Bonifier son coffre à outils

 

Bernard s’inscrit au programme en Entretien général d’immeuble à l’École des métiers du meuble de Montréal. Il recommande d’ailleurs cette formation spécialisée aux gens qui ne sauraient pas trop vers quelle branche se diriger puisqu’elle permet de tester tous les chemins possibles. On y enseigne la plomberie, l’électricité, la peinture, la pose de céramique, le recouvrement de sol, la ventilation et la climatisation, tout en touchant au domaine administratif.

 

 

Heureusement, Bernard a pu accélérer son parcours scolaire grâce à la reconnaissance des acquis et des compétences de ses trente années d’expérience. Un revirement de situation l’attendait après la remise des diplômes : une offre d’emploi comme enseignant dans le programme qu’il venait de terminer ! « Mes professeurs ont vu quelque chose en moi ! », raconte-t-il en riant.

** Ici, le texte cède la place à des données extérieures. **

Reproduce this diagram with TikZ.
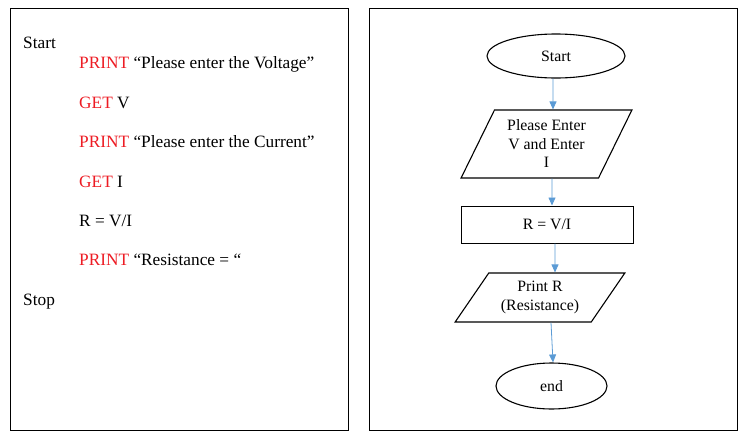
\documentclass[tikz,border=0pt]{standalone}
\usepackage{fontspec}
\setmainfont{Liberation Serif}
\usetikzlibrary{shapes.geometric, arrows.meta}
\definecolor{kwred}{RGB}{237,28,36}
\definecolor{flowblue}{RGB}{91,155,213}
\newcommand{\kw}[1]{\textcolor{kwred}{#1}}

\begin{document}
\begin{tikzpicture}[x=1pt, y=-1pt,
    panel/.style={draw, line width=1pt},
    code/.style={anchor=base west, inner sep=0pt, font=\fontsize{17.3}{20}\selectfont},
    terminal/.style={draw, ellipse, line width=1.1pt, font=\fontsize{15.8}{18.5}\selectfont},
    io/.style={draw, trapezium, trapezium stretches=true, trapezium left angle=#1, trapezium right angle=180-#1,
        line width=1.1pt, align=center, font=\fontsize{15.8}{18.5}\selectfont},
    process/.style={draw, rectangle, line width=1pt, font=\fontsize{15.8}{18.5}\selectfont},
    flow/.style={draw=flowblue, line width=0.8pt, -{Triangle[width=7pt,length=8pt]}}]
    \useasboundingbox (0,0) rectangle (748,440);

    % Pseudocode
    \draw[panel] (10,8) rectangle (348,430);
    \node[code] (pstart) at (23,48) {Start};
    \node[code] (askv) at (79,68) {\kw{PRINT} “Please enter the Voltage”};
    \node[code] (getv) at (79,108) {\kw{GET} V};
    \node[code] (aski) at (79,147.5) {\kw{PRINT} “Please enter the Current”};
    \node[code] (geti) at (79,187) {\kw{GET} I};
    \node[code] (calc) at (79,226) {R = V/I};
    \node[code] (show) at (79,265) {\kw{PRINT} “Resistance = “};
    \node[code] (pstop) at (23,305) {Stop};

    % Flowchart
    \draw[panel] (369,8) rectangle (737,430);
    \node[terminal, minimum width=138pt, minimum height=44pt] (start) at (556,56) {Start};
    \node[io=63.4, minimum width=171pt, minimum height=68pt] (inp) at (546.5,144)
        {Please Enter\\V and Enter\\I};
    \node[process, minimum width=172pt, minimum height=37pt] (rvi) at (547,224.5) {R = V/I};
    \node[io=54.5, minimum width=170pt, minimum height=49pt] (outp) at (540,297.5)
        {Print R\\(Resistance)};
    \node[terminal, minimum width=111pt, minimum height=46pt] (stop) at (551.5,386) {end};

    % Arrows
    \draw[flow] ([xshift=-3]start.south) -- ([xshift=6.5]inp.north);
    \draw[flow] ([xshift=5.5]inp.south) -- ([xshift=5]rvi.north);
    \draw[flow] ([xshift=8]rvi.south) -- ([xshift=15]outp.north);
    \draw[flow] ([xshift=11]outp.south) -- ([xshift=1.5]stop.north);
\end{tikzpicture}
\end{document}
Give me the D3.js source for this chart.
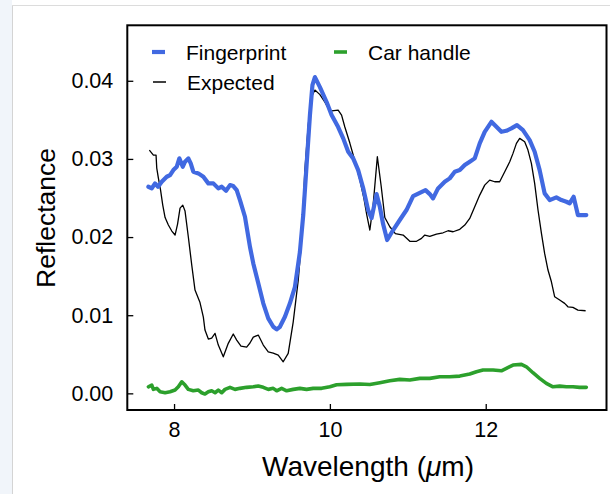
<!DOCTYPE html>
<html>
<head>
<meta charset="utf-8">
<script src="https://cdn.jsdelivr.net/npm/d3@7"></script>
<style>
  html, body { margin: 0; padding: 0; background: #ffffff; }
  svg { display: block; font-family: "Liberation Sans", Arial, sans-serif; }
</style>
</head>
<body>
<svg id="chart" width="610" height="494"></svg>
<script>
// Reflectance spectra (wavelength in µm, reflectance)
const fingerprintWl = [7.671,7.714,7.756,7.795,7.842,7.906,7.949,7.991,8.035,8.068,8.112,8.141,8.183,8.214,8.247,8.312,8.376,8.440,8.504,8.568,8.612,8.667,8.718,8.760,8.804,8.846,8.910,8.974,9.017,9.081,9.145,9.209,9.273,9.317,9.359,9.423,9.487,9.551,9.615,9.658,9.701,9.744,9.776,9.808,9.872,9.958,10.022,10.106,10.171,10.235,10.299,10.363,10.427,10.491,10.535,10.599,10.641,10.683,10.735,10.812,10.897,10.983,11.068,11.154,11.227,11.282,11.324,11.388,11.474,11.538,11.603,11.667,11.731,11.795,11.859,11.923,11.987,12.073,12.137,12.201,12.265,12.329,12.401,12.478,12.564,12.628,12.692,12.756,12.821,12.906,12.971,13.035,13.077,13.128,13.183,13.291];
const fingerprintR = [0.02644,0.02623,0.02687,0.02644,0.02708,0.02772,0.02793,0.02857,0.02900,0.03007,0.02900,0.02964,0.03007,0.02943,0.02836,0.02815,0.02772,0.02687,0.02687,0.02623,0.02644,0.02592,0.02665,0.02653,0.02601,0.02473,0.02260,0.01876,0.01663,0.01408,0.01152,0.00960,0.00852,0.00819,0.00852,0.00980,0.01152,0.01360,0.01808,0.02282,0.02922,0.03562,0.03945,0.04047,0.03919,0.03727,0.03561,0.03408,0.03263,0.03092,0.03007,0.02857,0.02627,0.02345,0.02243,0.02550,0.02388,0.02166,0.01962,0.02090,0.02218,0.02346,0.02525,0.02567,0.02601,0.02550,0.02495,0.02623,0.02708,0.02751,0.02836,0.02857,0.02921,0.02964,0.03007,0.03199,0.03347,0.03475,0.03411,0.03347,0.03360,0.03391,0.03433,0.03369,0.03241,0.03092,0.02857,0.02559,0.02473,0.02508,0.02473,0.02452,0.02431,0.02516,0.02282,0.02282];

const expectedWl = [7.683,7.735,7.769,7.778,7.799,7.827,7.855,7.885,7.927,7.971,8.013,8.045,8.077,8.112,8.141,8.183,8.227,8.269,8.333,8.376,8.397,8.440,8.483,8.526,8.568,8.632,8.696,8.760,8.804,8.859,8.932,8.974,9.017,9.081,9.145,9.209,9.273,9.337,9.401,9.465,9.529,9.594,9.637,9.679,9.722,9.765,9.808,9.872,9.936,10.000,10.051,10.106,10.150,10.192,10.256,10.321,10.385,10.436,10.474,10.513,10.555,10.609,10.658,10.705,10.769,10.840,10.940,11.026,11.112,11.176,11.218,11.282,11.368,11.453,11.517,11.581,11.667,11.731,11.795,11.859,11.923,11.987,12.051,12.115,12.179,12.244,12.308,12.350,12.394,12.436,12.500,12.542,12.586,12.628,12.671,12.715,12.756,12.799,12.843,12.885,12.949,13.013,13.055,13.119,13.183,13.282];
const expectedR = [0.03113,0.03049,0.03049,0.02883,0.02755,0.02601,0.02409,0.02250,0.02154,0.02077,0.02026,0.02166,0.02371,0.02409,0.02333,0.02004,0.01642,0.01322,0.01162,0.00976,0.00810,0.00695,0.00708,0.00768,0.00618,0.00468,0.00640,0.00759,0.00682,0.00605,0.00592,0.00644,0.00720,0.00746,0.00618,0.00532,0.00516,0.00490,0.00404,0.00512,0.00912,0.01450,0.01962,0.02858,0.03434,0.03795,0.03881,0.03823,0.03727,0.03612,0.03619,0.03625,0.03561,0.03408,0.03203,0.02973,0.02730,0.02499,0.02282,0.02090,0.02409,0.03028,0.02653,0.02250,0.02132,0.02045,0.02026,0.01946,0.01946,0.01983,0.02026,0.02009,0.02038,0.02055,0.02081,0.02068,0.02099,0.02154,0.02239,0.02388,0.02537,0.02665,0.02729,0.02708,0.02708,0.02836,0.02964,0.03071,0.03199,0.03263,0.03219,0.03113,0.02943,0.02687,0.02346,0.02047,0.01791,0.01578,0.01428,0.01236,0.01194,0.01152,0.01108,0.01100,0.01066,0.01057];

const carHandleWl = [7.671,7.714,7.735,7.778,7.821,7.885,7.949,8.013,8.055,8.099,8.141,8.183,8.247,8.312,8.355,8.397,8.440,8.483,8.526,8.568,8.612,8.654,8.718,8.782,8.846,8.932,9.017,9.081,9.145,9.209,9.273,9.317,9.381,9.445,9.529,9.615,9.701,9.786,9.894,10.000,10.086,10.214,10.385,10.513,10.641,10.769,10.897,11.026,11.154,11.282,11.410,11.538,11.667,11.795,11.881,11.965,12.094,12.201,12.265,12.350,12.458,12.522,12.606,12.692,12.778,12.863,12.949,13.035,13.119,13.205,13.291];
const carHandleR = [0.00084,0.00106,0.00051,0.00064,0.00020,0.00008,0.00020,0.00042,0.00084,0.00148,0.00106,0.00051,0.00033,0.00042,0.00008,-0.00009,0.00020,0.00033,0.00008,0.00042,0.00008,0.00051,0.00077,0.00051,0.00064,0.00077,0.00084,0.00093,0.00077,0.00051,0.00064,0.00033,0.00064,0.00033,0.00051,0.00064,0.00051,0.00064,0.00064,0.00084,0.00110,0.00115,0.00119,0.00113,0.00136,0.00161,0.00179,0.00170,0.00192,0.00192,0.00212,0.00212,0.00221,0.00247,0.00276,0.00298,0.00298,0.00289,0.00320,0.00362,0.00371,0.00340,0.00264,0.00192,0.00128,0.00084,0.00093,0.00084,0.00084,0.00077,0.00077];

const xTicks = [8, 10, 12];
const yTicks = [0.00, 0.01, 0.02, 0.03, 0.04];

const seriesNames = ["Fingerprint", "Expected", "Car handle"];
const seriesColors = ["#4169e1", "#000000", "#2ca02c"];

const svg = d3.select("#chart");

// page panel backdrop
svg.append("rect").attr("x", 0).attr("y", 0).attr("width", 12).attr("height", 494).attr("fill", "#f1f5fa");
svg.append("line").attr("x1", 12.5).attr("x2", 12.5).attr("y1", 5).attr("y2", 494).attr("stroke", "#d4d4d4").attr("stroke-width", 1);
svg.append("line").attr("x1", 12).attr("x2", 610).attr("y1", 5.5).attr("y2", 5.5).attr("stroke", "#dcdcdc").attr("stroke-width", 1);

const plot = { left: 127.3, right: 606.5, top: 25.3, bottom: 410 };

const x = d3.scaleLinear().domain([7.40, 13.55]).range([plot.left, plot.right]);
const y = d3.scaleLinear().domain([-0.00213, 0.0471]).range([plot.bottom, plot.top]);

const line = d3.line().x(d => x(d[0])).y(d => y(d[1]));

const zip = (a, b) => a.map((v, i) => [v, b[i]]);

const g = svg.append("g");

// spectra
g.append("path").datum(zip(carHandleWl, carHandleR))
  .attr("d", line).attr("fill", "none").attr("stroke", seriesColors[2])
  .attr("stroke-width", 3.6).attr("stroke-linejoin", "round").attr("stroke-linecap", "round");
g.append("path").datum(zip(expectedWl, expectedR))
  .attr("d", line).attr("fill", "none").attr("stroke", seriesColors[1])
  .attr("stroke-width", 1.3).attr("stroke-linejoin", "round");
g.append("path").datum(zip(fingerprintWl, fingerprintR))
  .attr("d", line).attr("fill", "none").attr("stroke", seriesColors[0])
  .attr("stroke-width", 4.2).attr("stroke-linejoin", "round").attr("stroke-linecap", "round");

// axes with inward ticks
const xAxis = d3.axisBottom(x).tickValues(xTicks).tickFormat(d3.format("d")).tickSizeInner(-6).tickSizeOuter(0).tickPadding(12);
const yAxis = d3.axisLeft(y).tickValues(yTicks).tickFormat(d3.format(".2f")).tickSizeInner(-6).tickSizeOuter(0).tickPadding(14);

const gx = svg.append("g").attr("transform", `translate(0,${plot.bottom})`).call(xAxis);
const gy = svg.append("g").attr("transform", `translate(${plot.left},0)`).call(yAxis);
[gx, gy].forEach(a => {
  a.select(".domain").remove();
  a.selectAll(".tick line").attr("stroke", "#000").attr("stroke-width", 1.3);
  a.selectAll(".tick text").attr("fill", "#000").style("font-size", "21.5px").style("font-family", "Liberation Sans, Arial, sans-serif");
});

// frame
svg.append("rect").attr("x", plot.left).attr("y", plot.top)
  .attr("width", plot.right - plot.left).attr("height", plot.bottom - plot.top)
  .attr("fill", "none").attr("stroke", "#000").attr("stroke-width", 2);

// axis titles
const xl = svg.append("text").attr("x", 368).attr("y", 476).attr("text-anchor", "middle")
  .style("font-size", "28px").attr("fill", "#000");
xl.append("tspan").text("Wavelength (");
xl.append("tspan").attr("font-style", "italic").text("μ");
xl.append("tspan").text("m)");

svg.append("text").attr("transform", "translate(55,218) rotate(-90)")
  .attr("text-anchor", "middle").style("font-size", "26.5px").attr("fill", "#000").text("Reflectance");

// legend
const legendItems = [
  { name: seriesNames[0], color: seriesColors[0], w: 4.2, x: 152, y: 52 },
  { name: seriesNames[2], color: seriesColors[2], w: 3.6, x: 334, y: 52 },
  { name: seriesNames[1], color: seriesColors[1], w: 1.5, x: 153, y: 82 }
];
const lg = svg.append("g");
legendItems.forEach(it => {
  lg.append("line").attr("x1", it.x).attr("x2", it.x + 13).attr("y1", it.y).attr("y2", it.y)
    .attr("stroke", it.color).attr("stroke-width", it.w);
  lg.append("text").attr("x", it.x + 34).attr("y", it.y + 7.5)
    .style("font-size", "21px").attr("fill", "#000").text(it.name);
});
</script>
</body>
</html>
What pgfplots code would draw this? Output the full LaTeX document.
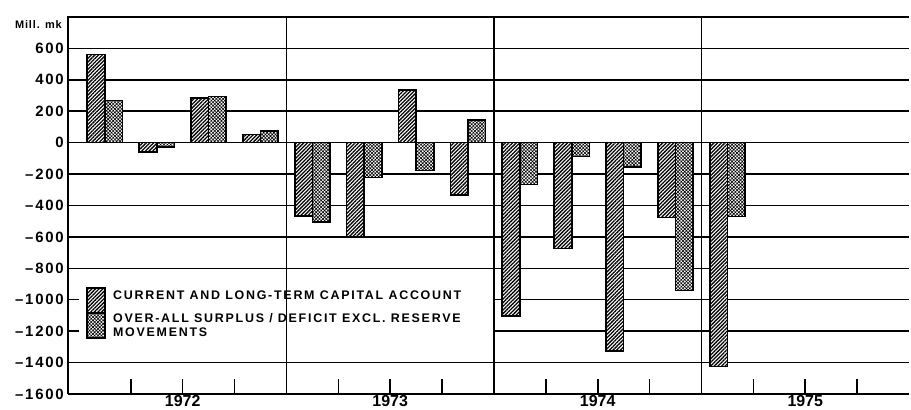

Dès ses premiers jours en poste, Bernard tombe en amour avec cette profession qu’il n’avait jamais pensé exercer. « J’étais fou de joie ! Enseigner m’a ouvert les yeux. J’ai compris que je raffolais de transmettre mes connaissances à des jeunes et des plus vieux de toutes les nations du monde », explique-t-il. « C’est un changement de carrière important, mais je trouve que ça ressemble un peu à mon ancien travail, où je veillais au bien-être de chaque locataire. » En enseignant, Bernard peut continuer de prendre soin des autres, mais d’une nouvelle façon.

 

 

S’il souhaitait devenir gestionnaire d’immeuble il y a quelques mois, le voici maintenant déterminé à poursuivre des études en enseignement. « Je me suis inscrit au baccalauréat à l’Université de Sherbrooke. J’ai vraiment eu la piqûre ! » raconte-t-il. À l’aube de ses 56 ans, Bernard prévoit de retourner sur les bancs d’école en septembre pour entamer le prochain chapitre de sa vie.